I worked for Microsoft, and half of that is wrong. Yes, there are a lot of Microsoft employees with iPhones (even back in 2008 when I was working for them), but they hardly go to great lengths to conceal them. If you're not on the Windows Mobile team, no one really cares - certainly not your direct managers.
I know several people on my team who actually watched the iPhone 3G announcement live, at work, during the day, using Microsoft's Internet connection.
I also know that many members of my team regularly used Google and Firefox. Again, unless you were on the IE or Bing (Live Search at that time), no one really cared.
The interesting thing is that you could tell the 'true believers' from the people who didn't live in the Microsoft bubble by what they thought about Windows Mobile. If they thought it was a good product (or tried to excuse its flaws by calling it "good for business"), they were a true believer. If they realized that the iPhone was going to kick their butt (in 2008 Windows Mobile was still ahead in market share, but it was clear that it wouldn't last), then they were a pragmatist.
It's the latter people (pragmatists) that drove Windows 7, Windows Mobile 7, and many of Microsoft's other successful products. It's the former people that resulted in huge missteps like putting IE development on hold from 2001-2004, Windows Vista, and UMPCs.
Apple seems to be much better at avoiding the bubble. They launched the iPhone without third-party apps (except for the silly web-app strategy), but when it was clear that the market wanted more, they were able to add apps in a big way just a year later. They released the iPod touch when it was clear that users wanted a device without a phone.

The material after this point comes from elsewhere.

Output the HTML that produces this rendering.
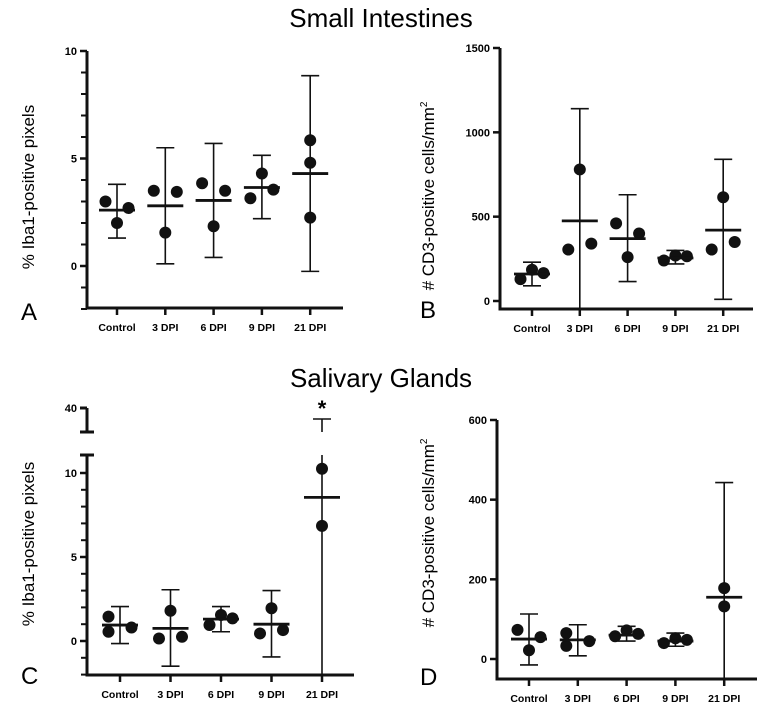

Microsoft tends to keep pushing their failures even when they don't work out. Tablet PC is a great example - no one wanted a low-powered, short battery life laptop in 2002, and they don't want one now. Tablets did OK in some markets like medicine, but the reality is that you can't shrink a PC and deliver a powerful-enough machine that's also small, has good battery life, and is cheap. It seems that Microsoft has figured this out now, but it took Apple to kick them in the ass before they realized it.